— WHAT THE EXERCISE ASKS —
Retype, exactly as they stand, the lines from the start of the data to the line that contains "import plotly.graph_objects as go", both ends included. Leave the pictures out.

— DATA SEGMENT —
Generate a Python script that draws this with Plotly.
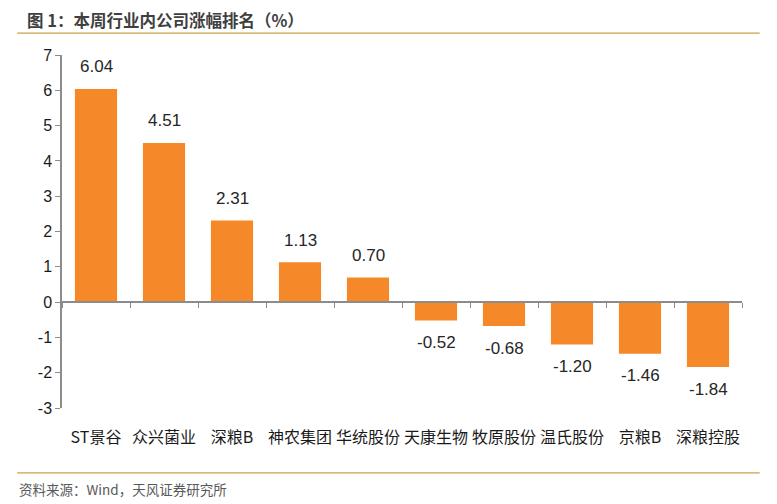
import plotly.graph_objects as go

categories = ["ST景谷", "众兴菌业", "深粮B", "神农集团", "华统股份", "天康生物", "牧原股份", "温氏股份", "京粮B", "深粮控股"]
values = [6.04, 4.51, 2.31, 1.13, 0.70, -0.52, -0.68, -1.20, -1.46, -1.84]
y_ticks = [-3, -2, -1, 0, 1, 2, 3, 4, 5, 6, 7]
y_tick_labels = ["-3", "-2", "-1", "0", "1", "2", "3", "4", "5", "6", "7"]

title_text = "图 1：本周行业内公司涨幅排名（%）"
source_text = "资料来源：Wind，天风证券研究所"

cjk = "Noto Sans CJK SC"
latin = "Liberation Sans, Arial"

fig = go.Figure()
fig.add_trace(go.Bar(x=categories, y=values, marker=dict(color="#F5892A", line=dict(width=0)),
                     hoverinfo="skip", showlegend=False))
fig.add_trace(go.Scatter(x=categories, y=values, mode="none", xaxis="x2", showlegend=False, hoverinfo="skip"))

annotations = []
for c, v in zip(categories, values):
    annotations.append(dict(x=c, y=v, xref="x", yref="y", text=f"{v:.2f}", showarrow=False,
                            yanchor="middle", yshift=22 if v >= 0 else -22,
                            font=dict(family=latin, size=17, color="#262626")))

annotations.append(dict(x=-0.054, y=1.1, xref="paper", yref="paper", xanchor="left", yanchor="middle",
                        text="<b>" + title_text + "</b>", showarrow=False,
                        font=dict(family=cjk, size=16.5, color="#3f3f3f")))
annotations.append(dict(x=-0.066, y=-0.229, xref="paper", yref="paper", xanchor="left", yanchor="middle",
                        text=source_text, showarrow=False,
                        font=dict(family=cjk, size=13.5, color="#595959")))

shapes = [
    dict(type="line", xref="paper", yref="paper", x0=-0.066, x1=1.026, y0=1.062, y1=1.062,
         line=dict(color="#C9A04A", width=1.2)),
    dict(type="line", xref="paper", yref="paper", x0=-0.066, x1=1.026, y0=-0.184, y1=-0.184,
         line=dict(color="#C9A04A", width=1.2)),
]

fig.update_layout(
    width=761, height=496,
    margin=dict(l=54, r=27, t=47, b=96),
    paper_bgcolor="white", plot_bgcolor="white",
    bargap=0.38,
    xaxis=dict(type="category", showline=False, ticks="", showgrid=False, zeroline=False,
               ticklabelstandoff=18,
               tickfont=dict(family=cjk, size=16, color="#1a1a1a")),
    xaxis2=dict(type="category", overlaying="x", matches="x", anchor="free", position=0.3,
                showline=True, linecolor="#8c8c8c", linewidth=1.5, ticks="outside", ticklen=5,
                tickcolor="#8c8c8c", tickson="boundaries", showticklabels=False, showgrid=False,
                zeroline=False, side="bottom"),
    yaxis=dict(range=[-3, 7], tickvals=y_ticks, ticktext=y_tick_labels, showline=True,
               linecolor="#8c8c8c", linewidth=1.5,
               ticks="outside", ticklen=5, tickcolor="#8c8c8c", showgrid=False, zeroline=False,
               tickfont=dict(family=latin, size=16, color="#1a1a1a")),
    annotations=annotations,
    shapes=shapes,
)

fig.write_html("out.html")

— RESULT OF THIS TASK —
Generate a Python script that draws this with Plotly.
import plotly.graph_objects as go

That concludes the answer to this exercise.